Pour la formation, l'aspect «Morricone» donne à Adventures in Your Own Backyard une touche presque humoristique, à tout le moins un côté intrépide, qui fait rêver. «Il faut intégrer cet esprit-là à nos vies quotidiennes, s'emporte Patrick Watson en se redressant sur le sofa. L'imagination est un muscle qu'on devrait entraîner toute notre vie. Adventures in Your Own Backyard, ce n'est un retour aux souvenirs d'enfance, c'est le fait de laisser notre imagination faire partie de notre vie adulte. Comme on ne l'utilise pas assez, quand on en a besoin, on sent le besoin de retourner en enfance, à Peter Pan. Je crois pourtant que c'est un outil fondamental comme être humain, cette curiosité, cette créativité.»

Le monde

Après presque deux ans passés à Montréal, le quatuor refait ses bagages pour plusieurs semaines, pour un périple qui mènera Watson, Stein, Kuster et Angell en Allemagne, en France, au Royaume-Uni et dans plusieurs villes américaines. «Mine de rien on a vieilli, et on a quelques années de voyage derrière nous, dit le percussionniste Kuster. Ce n'est plus la surprise, on sait ce que c'est. On connaît les salles de plus en plus, il y a plus de réalité que de "wow". Mais même l'éclairagiste, le gars de sono, on a tous hâte de repartir. On est une famille.»

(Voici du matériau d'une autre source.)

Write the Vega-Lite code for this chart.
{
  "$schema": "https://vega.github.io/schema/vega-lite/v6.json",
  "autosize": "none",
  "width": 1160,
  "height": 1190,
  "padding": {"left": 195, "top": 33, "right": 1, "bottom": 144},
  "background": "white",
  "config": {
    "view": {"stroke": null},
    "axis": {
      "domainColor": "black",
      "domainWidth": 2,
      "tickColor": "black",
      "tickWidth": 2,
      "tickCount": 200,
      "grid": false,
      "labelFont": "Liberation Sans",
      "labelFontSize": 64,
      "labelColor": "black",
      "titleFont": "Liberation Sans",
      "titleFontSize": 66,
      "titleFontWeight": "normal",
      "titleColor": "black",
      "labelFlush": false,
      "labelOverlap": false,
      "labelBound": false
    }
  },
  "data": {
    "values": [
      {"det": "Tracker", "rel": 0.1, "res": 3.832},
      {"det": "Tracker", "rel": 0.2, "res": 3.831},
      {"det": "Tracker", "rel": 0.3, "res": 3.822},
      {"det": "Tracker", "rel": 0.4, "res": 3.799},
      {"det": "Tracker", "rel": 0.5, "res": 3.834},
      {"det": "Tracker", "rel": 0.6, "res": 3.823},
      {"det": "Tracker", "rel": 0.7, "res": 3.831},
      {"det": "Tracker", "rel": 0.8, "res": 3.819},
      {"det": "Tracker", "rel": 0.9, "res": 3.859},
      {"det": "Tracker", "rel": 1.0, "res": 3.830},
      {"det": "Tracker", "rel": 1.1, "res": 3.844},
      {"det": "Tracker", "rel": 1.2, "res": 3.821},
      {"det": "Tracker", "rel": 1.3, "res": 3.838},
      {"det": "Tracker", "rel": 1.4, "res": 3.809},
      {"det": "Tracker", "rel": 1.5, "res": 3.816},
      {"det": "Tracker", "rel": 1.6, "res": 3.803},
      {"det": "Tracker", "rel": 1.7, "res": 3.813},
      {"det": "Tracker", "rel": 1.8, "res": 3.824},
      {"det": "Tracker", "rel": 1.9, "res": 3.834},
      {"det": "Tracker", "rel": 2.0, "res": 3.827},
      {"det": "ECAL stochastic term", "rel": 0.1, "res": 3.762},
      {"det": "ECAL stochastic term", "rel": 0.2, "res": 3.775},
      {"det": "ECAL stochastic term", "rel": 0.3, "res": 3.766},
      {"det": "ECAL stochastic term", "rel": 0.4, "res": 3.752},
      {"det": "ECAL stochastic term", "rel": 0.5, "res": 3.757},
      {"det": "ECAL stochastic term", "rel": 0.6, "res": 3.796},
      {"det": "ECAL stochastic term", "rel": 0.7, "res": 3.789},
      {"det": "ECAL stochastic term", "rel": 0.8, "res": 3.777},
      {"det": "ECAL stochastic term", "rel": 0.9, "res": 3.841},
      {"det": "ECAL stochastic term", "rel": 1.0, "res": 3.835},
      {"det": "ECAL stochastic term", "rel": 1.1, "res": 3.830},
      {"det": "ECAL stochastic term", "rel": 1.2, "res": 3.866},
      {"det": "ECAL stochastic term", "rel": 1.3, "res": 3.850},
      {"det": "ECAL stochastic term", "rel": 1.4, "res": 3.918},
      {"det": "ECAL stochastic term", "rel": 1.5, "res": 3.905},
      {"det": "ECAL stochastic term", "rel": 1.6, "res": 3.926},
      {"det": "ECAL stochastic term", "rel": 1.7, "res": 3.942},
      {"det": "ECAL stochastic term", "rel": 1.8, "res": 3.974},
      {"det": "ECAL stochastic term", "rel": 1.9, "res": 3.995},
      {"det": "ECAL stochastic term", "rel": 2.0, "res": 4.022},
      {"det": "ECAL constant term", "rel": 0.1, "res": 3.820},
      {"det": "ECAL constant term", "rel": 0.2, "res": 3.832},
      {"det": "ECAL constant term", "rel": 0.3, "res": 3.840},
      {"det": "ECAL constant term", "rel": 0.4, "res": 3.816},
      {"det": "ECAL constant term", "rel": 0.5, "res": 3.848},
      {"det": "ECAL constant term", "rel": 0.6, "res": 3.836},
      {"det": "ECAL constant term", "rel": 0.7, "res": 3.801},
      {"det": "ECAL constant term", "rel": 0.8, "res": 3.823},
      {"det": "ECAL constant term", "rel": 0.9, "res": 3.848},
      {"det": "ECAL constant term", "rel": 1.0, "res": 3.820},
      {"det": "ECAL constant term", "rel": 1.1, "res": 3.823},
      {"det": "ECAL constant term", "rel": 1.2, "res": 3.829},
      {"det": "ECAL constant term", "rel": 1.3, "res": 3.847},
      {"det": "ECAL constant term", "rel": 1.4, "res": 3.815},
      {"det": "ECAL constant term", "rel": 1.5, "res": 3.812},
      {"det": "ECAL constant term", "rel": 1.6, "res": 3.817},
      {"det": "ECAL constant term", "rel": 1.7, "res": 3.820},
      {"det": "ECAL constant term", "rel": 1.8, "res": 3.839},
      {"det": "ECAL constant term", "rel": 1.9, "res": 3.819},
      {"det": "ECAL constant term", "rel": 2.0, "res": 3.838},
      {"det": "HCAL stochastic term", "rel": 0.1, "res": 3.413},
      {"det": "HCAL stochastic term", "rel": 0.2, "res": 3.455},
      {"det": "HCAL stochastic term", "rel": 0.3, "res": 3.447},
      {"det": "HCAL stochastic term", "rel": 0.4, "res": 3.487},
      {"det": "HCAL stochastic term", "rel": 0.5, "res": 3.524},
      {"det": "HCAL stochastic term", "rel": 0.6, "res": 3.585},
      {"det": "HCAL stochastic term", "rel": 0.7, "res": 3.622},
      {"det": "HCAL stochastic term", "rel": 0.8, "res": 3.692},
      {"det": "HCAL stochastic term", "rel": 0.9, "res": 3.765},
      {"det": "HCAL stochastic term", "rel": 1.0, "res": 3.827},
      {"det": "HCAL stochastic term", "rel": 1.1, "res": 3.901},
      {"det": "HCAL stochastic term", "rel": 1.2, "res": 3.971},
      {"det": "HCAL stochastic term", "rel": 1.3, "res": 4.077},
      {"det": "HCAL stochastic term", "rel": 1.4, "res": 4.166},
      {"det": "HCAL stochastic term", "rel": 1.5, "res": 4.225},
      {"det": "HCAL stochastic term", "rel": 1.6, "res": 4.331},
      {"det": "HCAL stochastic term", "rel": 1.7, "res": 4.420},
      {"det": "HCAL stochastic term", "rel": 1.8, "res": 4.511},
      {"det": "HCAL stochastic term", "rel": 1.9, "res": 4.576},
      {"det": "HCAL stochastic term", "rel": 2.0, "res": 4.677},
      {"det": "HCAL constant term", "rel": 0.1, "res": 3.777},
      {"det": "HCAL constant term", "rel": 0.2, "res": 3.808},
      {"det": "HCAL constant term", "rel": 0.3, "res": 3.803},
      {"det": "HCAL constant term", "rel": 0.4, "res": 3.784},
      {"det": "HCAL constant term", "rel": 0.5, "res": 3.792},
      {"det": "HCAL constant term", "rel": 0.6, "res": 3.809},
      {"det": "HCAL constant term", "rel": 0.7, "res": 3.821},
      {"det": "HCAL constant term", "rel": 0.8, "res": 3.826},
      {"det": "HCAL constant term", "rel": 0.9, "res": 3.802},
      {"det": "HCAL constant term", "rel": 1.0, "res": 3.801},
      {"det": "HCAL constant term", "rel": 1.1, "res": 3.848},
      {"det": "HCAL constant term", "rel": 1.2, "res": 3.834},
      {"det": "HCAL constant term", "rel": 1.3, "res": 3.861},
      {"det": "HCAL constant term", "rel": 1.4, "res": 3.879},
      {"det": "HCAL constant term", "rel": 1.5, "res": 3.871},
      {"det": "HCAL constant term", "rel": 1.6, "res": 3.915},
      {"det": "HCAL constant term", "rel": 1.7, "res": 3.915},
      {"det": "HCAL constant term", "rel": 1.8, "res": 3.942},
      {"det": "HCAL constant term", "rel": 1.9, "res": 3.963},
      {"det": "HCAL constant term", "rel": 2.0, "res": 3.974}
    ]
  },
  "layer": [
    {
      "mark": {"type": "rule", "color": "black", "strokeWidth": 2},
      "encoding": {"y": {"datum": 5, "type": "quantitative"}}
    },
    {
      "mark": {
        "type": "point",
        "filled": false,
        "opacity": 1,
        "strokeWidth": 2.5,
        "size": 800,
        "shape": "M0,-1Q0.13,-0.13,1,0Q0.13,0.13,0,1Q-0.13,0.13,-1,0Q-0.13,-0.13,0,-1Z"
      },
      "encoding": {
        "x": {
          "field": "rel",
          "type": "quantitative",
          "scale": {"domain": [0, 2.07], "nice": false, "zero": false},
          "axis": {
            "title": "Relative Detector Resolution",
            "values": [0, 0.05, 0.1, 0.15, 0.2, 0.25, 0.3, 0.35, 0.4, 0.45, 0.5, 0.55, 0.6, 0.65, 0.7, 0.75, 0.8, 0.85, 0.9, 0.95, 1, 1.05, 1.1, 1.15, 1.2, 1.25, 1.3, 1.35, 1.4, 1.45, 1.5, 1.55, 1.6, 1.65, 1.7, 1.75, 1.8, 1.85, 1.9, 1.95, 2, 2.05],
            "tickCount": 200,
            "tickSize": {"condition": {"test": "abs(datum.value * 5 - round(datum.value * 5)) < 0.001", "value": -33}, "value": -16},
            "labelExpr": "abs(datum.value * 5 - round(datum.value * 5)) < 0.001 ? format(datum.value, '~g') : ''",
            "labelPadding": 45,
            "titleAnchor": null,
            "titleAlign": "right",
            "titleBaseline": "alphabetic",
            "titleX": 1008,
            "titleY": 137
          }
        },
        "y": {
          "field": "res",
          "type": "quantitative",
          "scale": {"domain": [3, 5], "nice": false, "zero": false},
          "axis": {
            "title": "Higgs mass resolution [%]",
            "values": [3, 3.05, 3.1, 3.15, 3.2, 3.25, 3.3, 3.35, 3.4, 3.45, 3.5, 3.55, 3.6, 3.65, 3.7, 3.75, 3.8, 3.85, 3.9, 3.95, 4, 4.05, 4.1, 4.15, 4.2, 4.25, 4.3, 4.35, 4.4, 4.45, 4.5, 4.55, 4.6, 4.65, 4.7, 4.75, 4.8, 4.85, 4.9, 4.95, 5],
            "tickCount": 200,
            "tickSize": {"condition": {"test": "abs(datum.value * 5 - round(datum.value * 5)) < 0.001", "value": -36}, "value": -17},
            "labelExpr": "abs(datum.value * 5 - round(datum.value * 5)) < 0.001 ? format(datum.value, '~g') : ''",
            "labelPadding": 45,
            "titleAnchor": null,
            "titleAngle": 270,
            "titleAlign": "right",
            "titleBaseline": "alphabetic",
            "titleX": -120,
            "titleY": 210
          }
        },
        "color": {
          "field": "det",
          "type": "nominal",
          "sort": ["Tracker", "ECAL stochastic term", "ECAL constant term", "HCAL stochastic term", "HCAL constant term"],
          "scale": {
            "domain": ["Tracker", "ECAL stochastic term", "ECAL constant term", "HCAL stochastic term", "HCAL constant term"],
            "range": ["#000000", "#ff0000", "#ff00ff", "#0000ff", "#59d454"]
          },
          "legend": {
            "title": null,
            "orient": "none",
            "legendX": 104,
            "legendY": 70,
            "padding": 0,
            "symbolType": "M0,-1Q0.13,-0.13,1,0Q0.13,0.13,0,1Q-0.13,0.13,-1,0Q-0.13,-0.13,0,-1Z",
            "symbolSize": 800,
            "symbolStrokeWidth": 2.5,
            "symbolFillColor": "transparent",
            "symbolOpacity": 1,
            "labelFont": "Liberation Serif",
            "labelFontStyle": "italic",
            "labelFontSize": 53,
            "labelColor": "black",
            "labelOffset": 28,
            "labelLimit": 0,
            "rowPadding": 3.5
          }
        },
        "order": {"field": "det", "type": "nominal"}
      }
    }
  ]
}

La différence, c'est que le groupe fait maintenant affaire à l'extérieur du pays avec l'étiquette de disques Domino, qui s'occupe de gros noms indie, dont Animal Collective, Arctic Monkeys, The Kills et Hot Chip. «Pour la première fois, on a une structure. Je suis très optimiste sur le rapport entre l'énergie qu'on va y mettre et l'impact qu'on aura sur les gens, dit Patrick Watson. C'est différent à chaque endroit, mais c'est clair qu'on va vivre un paquet d'aventures, comme toujours.» Et pas seulement dans leur propre backyard.